Keillor's own script, not dissimilar in plot to a Muppets movie, has regular characters from his stories appear, with mixed effectiveness, as real people, literally or as types. Though there is only elliptical reference to Lake Woebegone, Kevin Kline is gumshoe "Guy Noir", Virginia Madsen is an angel of intersecting coincidences (with an ironic joke about NPR driveway moments), and Woody Harrelson and John C. Reilly are funnier and more musically talented ersatz cowboy duo "Dusty" and "Lefty", respectively, than we usually hear. Instead of Keillor's monologue all at once, we get a running joke of pieces of his drawn-out explanation of how he got started in radio.

Who raises the film to larger interest is Meryl Streep and Lily Tomlin playing a sister singing duo. Not only are they magical masters of Altman's overlapping dialogue technique as the camera circles around them (such as we briefly saw when they introduced Altman for his Honorary Oscar), but clearly improv around the situation. They spur Lindsay Lohan as Streep's sullen daughter to new heights of interacting with chemistry and singing in character. Streep's sweet and supportive, but not wholly disingenuous, sister and mother is amusingly the opposite of her titular boss in the simultaneously released "The Devil Wears Prada", in case we needed more proof of her range as an actress.

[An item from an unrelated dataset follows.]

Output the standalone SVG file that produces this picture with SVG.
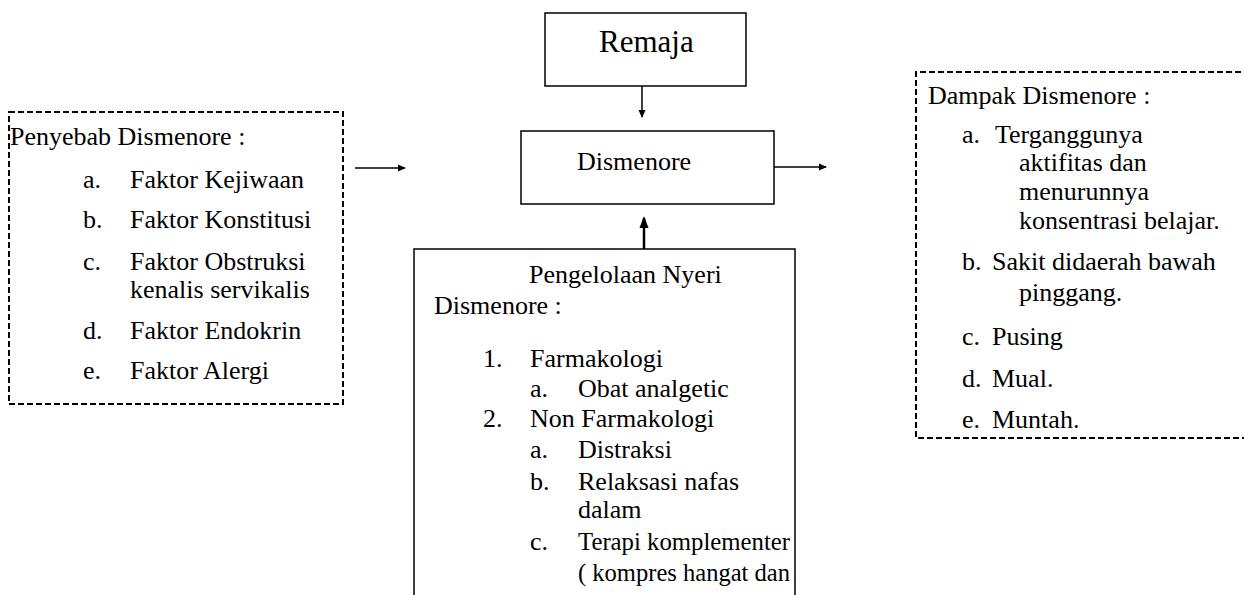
<svg xmlns="http://www.w3.org/2000/svg" width="1244" height="595" viewBox="0 0 1244 595" font-family="'Liberation Serif', 'Times New Roman', 'DejaVu Serif', serif">
<style>
text{font-family:'Liberation Serif','Times New Roman','DejaVu Serif',serif;font-size:26px;fill:#000}
.big{font-size:31px}
.solid{fill:#fff;stroke:#000;stroke-width:1.5}
.dash{fill:none;stroke:#000;stroke-width:2;stroke-dasharray:6 3}
.conn{stroke:#000;stroke-width:1.5;fill:none}
.thick{stroke:#000;stroke-width:2.5;fill:none}
</style>
<defs>
<marker id="ah" viewBox="0 0 8 8" refX="7" refY="4" markerWidth="8" markerHeight="8" markerUnits="userSpaceOnUse" orient="auto">
<path d="M0,0.5 L8,4 L0,7.5 Z" fill="#000"/>
</marker>
<marker id="ahb" viewBox="0 0 12 10" refX="10" refY="5" markerWidth="12" markerHeight="10" markerUnits="userSpaceOnUse" orient="auto">
<path d="M0,0.5 L12,5 L0,9.5 Z" fill="#000"/>
</marker>
</defs>
<rect width="1244" height="595" fill="#fff"/>
<g id="connectors">
<line class="conn" x1="355" y1="168" x2="405" y2="168" marker-end="url(#ah)"/>
<line class="conn" x1="642" y1="86" x2="642" y2="117" marker-end="url(#ah)"/>
<line class="conn" x1="774" y1="167" x2="826" y2="167" marker-end="url(#ah)"/>
<line class="thick" x1="644" y1="249" x2="644" y2="218" marker-end="url(#ahb)"/>
</g>
<g id="penyebab">
<rect class="dash" x="9" y="112" width="334" height="292"/>
<text x="10" y="145">Penyebab Dismenore :</text>
<text x="83" y="188">a.</text><text x="130" y="188">Faktor Kejiwaan</text>
<text x="83" y="228">b.</text><text x="130" y="228">Faktor Konstitusi</text>
<text x="83" y="270">c.</text><text x="130" y="270">Faktor Obstruksi</text>
<text x="130" y="298">kenalis servikalis</text>
<text x="83" y="339">d.</text><text x="130" y="339">Faktor Endokrin</text>
<text x="83" y="379">e.</text><text x="130" y="379">Faktor Alergi</text>
</g>
<g id="remaja">
<rect class="solid" x="545" y="13" width="201" height="73"/>
<text class="big" x="599" y="52">Remaja</text>
</g>
<g id="dismenore">
<rect class="solid" x="521" y="131" width="253" height="73"/>
<text x="577" y="170">Dismenore</text>
</g>
<g id="pengelolaan">
<rect class="solid" x="414" y="249" width="381" height="400"/>
<text x="529" y="283">Pengelolaan Nyeri</text>
<text x="434" y="314">Dismenore :</text>
<text x="483" y="367">1.</text><text x="530" y="367">Farmakologi</text>
<text x="530" y="397">a.</text><text x="578" y="397">Obat analgetic</text>
<text x="483" y="427">2.</text><text x="530" y="427">Non Farmakologi</text>
<text x="530" y="458">a.</text><text x="578" y="458">Distraksi</text>
<text x="530" y="490">b.</text><text x="578" y="490">Relaksasi nafas</text>
<text x="578" y="518">dalam</text>
<text x="530" y="550">c.</text><text x="578" y="550" textLength="212" lengthAdjust="spacingAndGlyphs">Terapi komplementer</text>
<text x="578" y="581" textLength="212" lengthAdjust="spacingAndGlyphs">( kompres hangat dan</text>
</g>
<g id="dampak">
<path class="dash" d="M1250,72 H916 V438 H1250"/>
<text x="928" y="104">Dampak Dismenore :</text>
<text x="962" y="143">a.</text><text x="995" y="143">Terganggunya</text>
<text x="1019" y="171">aktifitas dan</text>
<text x="1019" y="200">menurunnya</text>
<text x="1019" y="229">konsentrasi belajar.</text>
<text x="962" y="270">b.</text><text x="992" y="270">Sakit didaerah bawah</text>
<text x="1019" y="301">pinggang.</text>
<text x="962" y="345">c.</text><text x="992" y="345">Pusing</text>
<text x="962" y="387">d.</text><text x="992" y="387">Mual.</text>
<text x="962" y="428">e.</text><text x="992" y="428">Muntah.</text>
</g>
</svg>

The fictional radio show is almost all musical. Unlike the public radio show's more typical "Ed Sullivan Show" mix of international, jazz, classical or regional music, this more Grand Ole Opry version has a heavy emphasis on red state values inspirational songs. We see usual guests the Hopeful Gospel Quartet with the addition of a Negro spiritual interpreter to add some visual diversity, along with Maya Rudolph with nothing particularly to do as a pregnant stage manager's assistant. We also see the weekly show's past and present regulars from usual back-up band (Andy Stein, Butch Thompson, Pat Donohue, Peter Ostroushko) and sound effects expert Tom Keith. Most of the songs are Keillor's twist on traditional or familiar tunes with modified humorous lyrics, including an acerbic "Frankie and Johnny" by Lohan in updated celebration of the murder ballad.

Even when corny, the humor was gentle (and the trailer gave away most of the best jokes) and the older audience constantly chuckled appreciatively, in a converted multiplex theater much like the Fitzgerald.

Except for an epilogue that doesn't quite jell, the casual action mostly takes place in a back stage stuffed with decades of performance memorabilia that reinforces the sense of place. This is a lovely tribute to the culture of Midwest America.